EU court: Ireland should pay €1k a day for environment failings
Sludge from works at a wind farm above Derrybrien, Co Galway, Ireland, cover a road bridge just outside the town, Friday, 31 October, 2003, in the latter stages of a landslide, which started earlier in the week. /BOG LAND. BOGSLIDE. /See PA story IRISH Slide. PA photo: Haydn West

The EU’s top court has said Ireland should be subject to large daily fines, already amounting to almost €4m, for failing to comply with EU legislation that might have prevented landslides caused by the construction of a wind farm in 2003.

A legal opinion issued by the Court of Justice of the EU (CJEU) has proposed that the State should be handed a daily fine of €1,000 for every day since its earlier ruling on July 3, 2008, until it achieves compliance with EU environmental legislation on assessing the impact of the development of a wind farm at Derrybrien in south Galway. Such a fine, if confirmed by the full ruling of the CJEU later this year, would result in a figure of €3,998,000 to date.

The opinion by a CJEU advocate general Givoanni Pitruzzella also recommended that the Government should face a daily fine of €10,000 until it meets its obligations following the full ruling in the present case.

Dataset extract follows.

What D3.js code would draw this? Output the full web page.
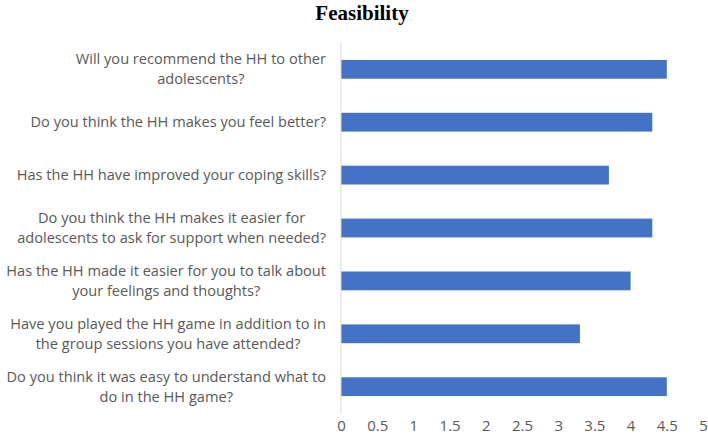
<!DOCTYPE html>
<html>
<head>
<meta charset="utf-8">
<title>Feasibility</title>
<script src="https://d3js.org/d3.v7.min.js"></script>
<style>
  body { margin: 0; background: #fff; }
  svg { display: block; }
</style>
</head>
<body>
<script>
// questions, top to bottom (already wrapped as in the original)
const questions = [
  ["Will you recommend the HH to other", "adolescents?"],
  ["Do you think the HH makes you feel better?"],
  ["Has the HH have improved your coping skills?"],
  ["Do you think the HH makes it easier for", "adolescents to ask for support when needed?"],
  ["Has the HH made it easier for you to talk about", "your feelings and thoughts?"],
  ["Have you played the HH game in addition to in", "the group sessions you have attended?"],
  ["Do you think it was easy to understand what to", "do in the HH game?"]
];
const scores = [4.5, 4.3, 3.7, 4.3, 4.0, 3.3, 4.5];
const ticks = [0, 0.5, 1, 1.5, 2, 2.5, 3, 3.5, 4, 4.5, 5];

const w = 708, h = 441;
const labelFont = "Open Sans, Liberation Sans, sans-serif";

const svg = d3.select("body").append("svg").attr("width", w).attr("height", h);

const x = d3.scaleLinear().domain([0, 5]).range([341, 703]);
const y = d3.scaleBand().domain(d3.range(questions.length)).range([43, 413]).paddingInner(0.645).paddingOuter(0.32);

svg.append("text")
  .attr("x", 362).attr("y", 20)
  .attr("text-anchor", "middle")
  .style("font-family", "Liberation Serif, Times New Roman, serif")
  .style("font-weight", "bold").style("font-size", "21px")
  .attr("fill", "#000")
  .text("Feasibility");

// bars
svg.selectAll("rect.bar").data(scores).enter().append("rect")
  .attr("class", "bar")
  .attr("x", x(0))
  .attr("y", (d, i) => y(i))
  .attr("width", d => x(d) - x(0))
  .attr("height", y.bandwidth())
  .attr("fill", "#4472C4");

// vertical axis line
svg.append("line")
  .attr("x1", x(0)).attr("x2", x(0))
  .attr("y1", 43).attr("y2", 413)
  .attr("stroke", "#d9d9d9").attr("stroke-width", 1);

// x tick labels
const xAxis = d3.axisBottom(x).tickValues(ticks).tickSize(0).tickPadding(0).tickFormat(d3.format("~g"));
const gx = svg.append("g").attr("transform", "translate(0,420)").call(xAxis);
gx.select(".domain").remove();
gx.selectAll("text")
  .style("font-family", labelFont).style("font-size", "15px")
  .attr("fill", "#595959").attr("dy", "0.71em");

// category labels: block right aligned, lines centred in the block
const rightEdge = 326, lineH = 20;
questions.forEach((lines, i) => {
  const g = svg.append("g");
  const cy = y(i) + y.bandwidth() / 2;
  const ts = lines.map((t, j) => g.append("text")
    .attr("text-anchor", "middle")
    .attr("y", cy + (j - (lines.length - 1) / 2) * lineH)
    .attr("dy", "0.35em")
    .style("font-family", labelFont).style("font-size", "14.6px")
    .attr("fill", "#595959")
    .text(t));
  const bw = d3.max(ts, t => t.node().getComputedTextLength());
  ts.forEach(t => t.attr("x", rightEdge - bw / 2));
});
</script>
</body>
</html>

The European Commission brought the legal proceedings against Ireland over its alleged failure to comply with the judgment in relation to the Derrybrien wind farm, which was the location of a 2km landslide on October 16, 2003.

Tonnes of peat were dislodged from an area under development for the project and polluted the Owendalulleegh River, resulting in the death of 50,000 fish and causing lasting damage to fish spawning beds.

The CJEU subsequently ruled that Ireland had failed to fulfil its obligations as an EU member state by not carrying out any assessment of a project likely to have significant effects on the environment prior to the granting of planning.

The Government claimed the courts were likely to block any attempt by it to force the operator of the Derrybrien wind farm to submit a substitute consent process and that a remedial environmental impact assessment, sought by the European Commission, could only be obtained with the voluntary co-operation of the wind farm operator. It claimed the delays in adopting measures to implement the 2008 ruling were also due to the complexity of the underlying legal issues.

Mr Pitruzzella disagreed that the issue raised such legal complexities as to justify “a virtual stalemate for more than 10 years”. He claimed that not only had no environmental impact assessment been carried out on the wind farm over the past decade, but Ireland took “no concrete measures” to obtain such a report. He said all explanations put forward by the Government for the delay had to be rejected.

Saying the non-compliance was at a most serious level and its duration excessive, Mr Pitruzzella said Ireland had never disputed the fact that the landslide was caused by construction work on the wind farm. Therefore, he said it could not be ruled out that a prior assessment of the environmental effects might have prevented the damage.

At the time, Derrybrien was the biggest ever wind farm in the Republic and one of Europe’s largest, with 70 turbines. Its construction required the removal of large areas of forest and extraction of peat up to a depth of 5.5 metres.

Last year a commission spokesman said the site could still benefit from mitigation and remediation measures which could be identified by an environmental impact assessment.

The Department of Housing, Planning and Local Government said it had been in regular communication with Brussels on the issue and remained committed to ensuring that an appropriate environmental review of the wind farm took place.